S3 data also has metadata, of which some is system-generated and comprises object management-related variables such as datestamps, service levels, size, content type, encryption, versioning, zone, and upload information. Meanwhile, customers and users can set metadata for storage and data management purposes that might include data classification-relevant details and user activity.

A single S3 object upload maxes out at 160GB. But objects can be as big as 5TB and uploaded in a multi-part structure – up to 10,000 parts – via the GUI, command line or API.

What is the structure of S3 object storage?

S3 objects are stored in buckets. These are a fundamental of S3 storage and their creation is specific to Amazon regions, which may bring with them particular cost, availability and regulatory characteristics.

Customers create buckets and control access to buckets, create lifecycle rules for objects in buckets, track costs, manage replication, track access requests, use object locking and receive alerts, among other things.

Management of buckets and the objects within them comes via the S3 Console (if you’re using it in AWS). Here, you can use the Console GUI to upload, download, search for and manage objects.

There are also folders in S3, but they are more like a label to group objects and not a fundamental of the way it works, such as buckets. Folders have no relevance to the S3 API, for example.

What commands does S3 use?

S3 storage is based around core HTTP methods or verbs that include GET, PUT, DELETE etc., and accessed via the AWS browser GUI, the command line, and via API. Customers can use these commands to create, list, change and delete buckets; control access to buckets and objects and receive notifications about access; and upload, download, copy and move objects and sync them with local directories.

Commands can go via the command line for one-off work and be built into scheduled scripts etc, or go via API into application code, with the full range available for authorisation, bucket creation, gets, puts, copy, list, metadata access, uploads and downloads.

What classes of storage exist in S3?

AWS S3 storage classes range from those it intends for use with frequently accessed objects right through to those aimed at archive use cases.
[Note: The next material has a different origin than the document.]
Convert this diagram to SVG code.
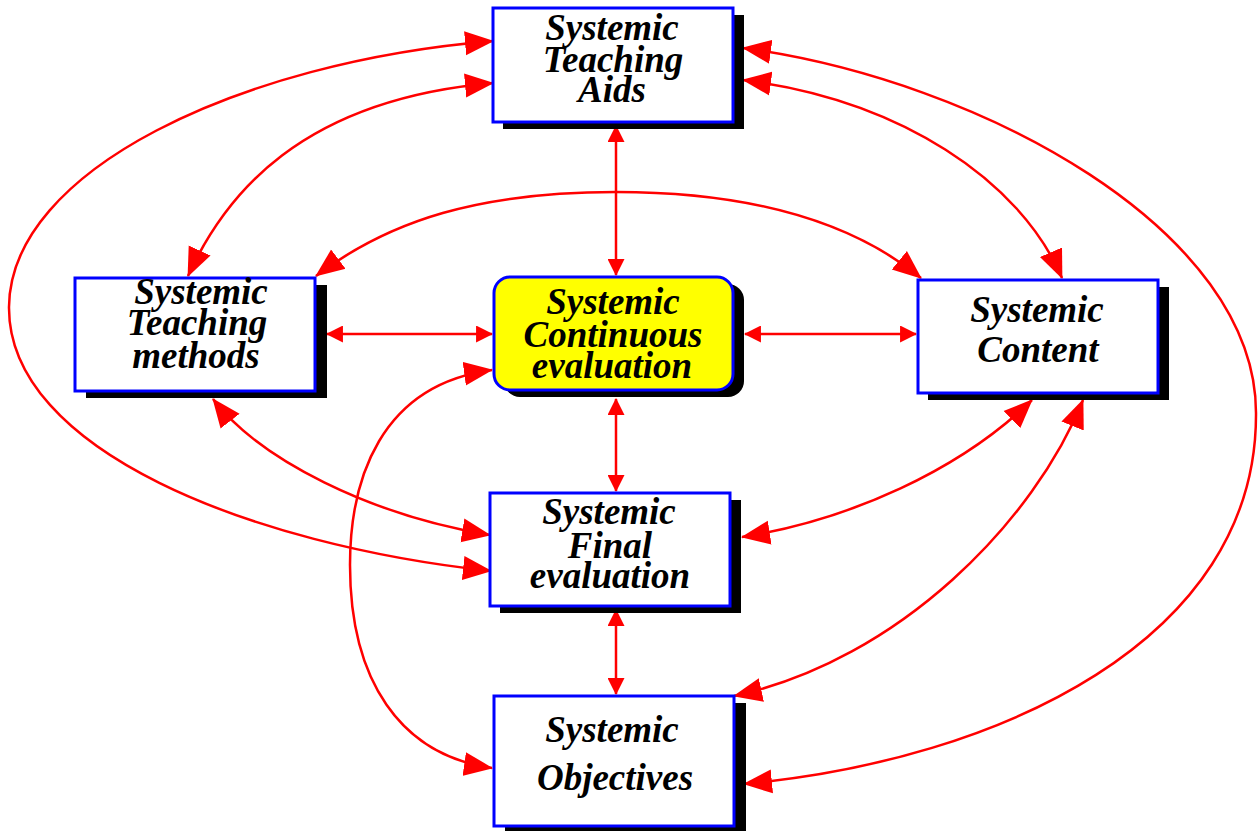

At the frequently accessed end of the spectrum, these include S3 Standard and S3 Express One Zone, which gives claimed millisecond access on a single availability zone.

S3 Standard-IA and S3 One Zone-IA are the infrequently accessed version of standard S3. They charge a retrieval fee but still offer millisecond access, and target backup workloads and data that may be older but can be accessed relatively rapidly when needed.

AWS’s storage classes for rarely accessed objects are Glacier Instant Retrieval (millisecond access), Glacier Flexible Retrieval (minutes), and Deep Archive (12 to 48 hours).

In addition, there is S3 Intelligent-Tiering, in which, for a charge, data access is tracked by AWS and moved to the cheapest tier according to usage patterns.

What use cases is S3 suited to?

By nature, S3 storage – and object storage in general – is not best suited to all types of use case.

Object storage can handle almost any kind of data, is very scalable, can come with rich metadata, and is cost effective. But, it is not generally very quick to access – compared to block storage for databases, for example – and lacks the kind of consistency that comes with that kind of high performance transactional storage.

All that makes S3 suited to bulk storage use cases and for unstructured data, such as backups, content distribution, as a disaster recovery repository, and for AI and analytics datasets in data lakes, for example.

What on-premise or private S3 options exist?

AWS offers its own on-premise S3 storage via Outposts, which allows data to be held on-site and near applications or to meet data location requirements. But S3 is fundamentally storage of data objects accessed via HTTP verbs and REST API, so it’s quite possible for any supplier to offer access in a compatible fashion.

There are numerous other providers of S3-compatible on-prem storage, including Cloudian (HyperStore storage software), Dell (ECS), Minio, NetApp (in its Ontap and StorageGrid products), Pure Storage, QNAP, Red Hat, Scality (also offered via HPE), and StoneFly.